The binomial can be written tersely in terms of factorials. We just have to fill out the product in the numerator all the way out to 1, and then cancel the new terms in the denominator. For example,

$$\dfrac{52\cdot 51\cdot 50\cdot 49\cdot 48}{5\cdot 4\cdot 3\cd... ...(5!)(47\cdot 46\cdot \dotsb 2\cdot 1)} =\dfrac{52!}{5! \, 47!}$$

In general,

$$\dbinom{n}{k} = \dfrac{n!}{k!(n-k)!}$$

This can be used to give one answer to problem 23, part (c) in Chapter 1. That concerned a ``tableaux'' cipher where the key consists of a selection of say 17 transparent boxes out 48 possible. The number of keys is then

$$\dbinom{48}{17} = \dfrac{48!}{17! 31!}$$

You might suspect that computing with factorials is very difficult, but in fact there are many tricks and very good approximations for calculating with these. Binomial formulas are very effective and practical ways of answering problems of this kind.

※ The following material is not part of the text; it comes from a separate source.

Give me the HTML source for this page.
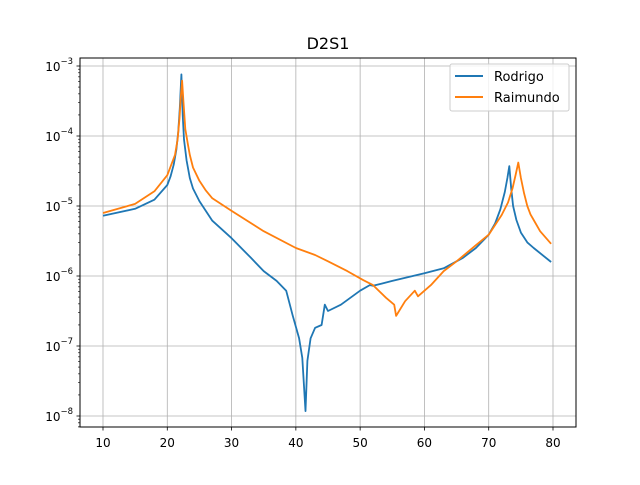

Finally, there is one small wrinkle in counting code wheels used in various ciphers. When we fill in 26 letters in a circle, there is no way to specify where the ``beginning'' of a circle is. The letter Amust appear somewhere. Thus, we might as well start just after A and make subsequent choices of how to write in the remaining letters. Then, surprisingly, there are only 25! code wheels of this kind, not 26!.

To really convince yourself of this, consider only a three letter alphabet A, B, and C. If we write the letters in order on a wheel as ABC, or BCA or CAB, the resulting wheel is the same! Thus, there are only two such code wheels, with orders ABC and ACB(which is not a rotation of ABC).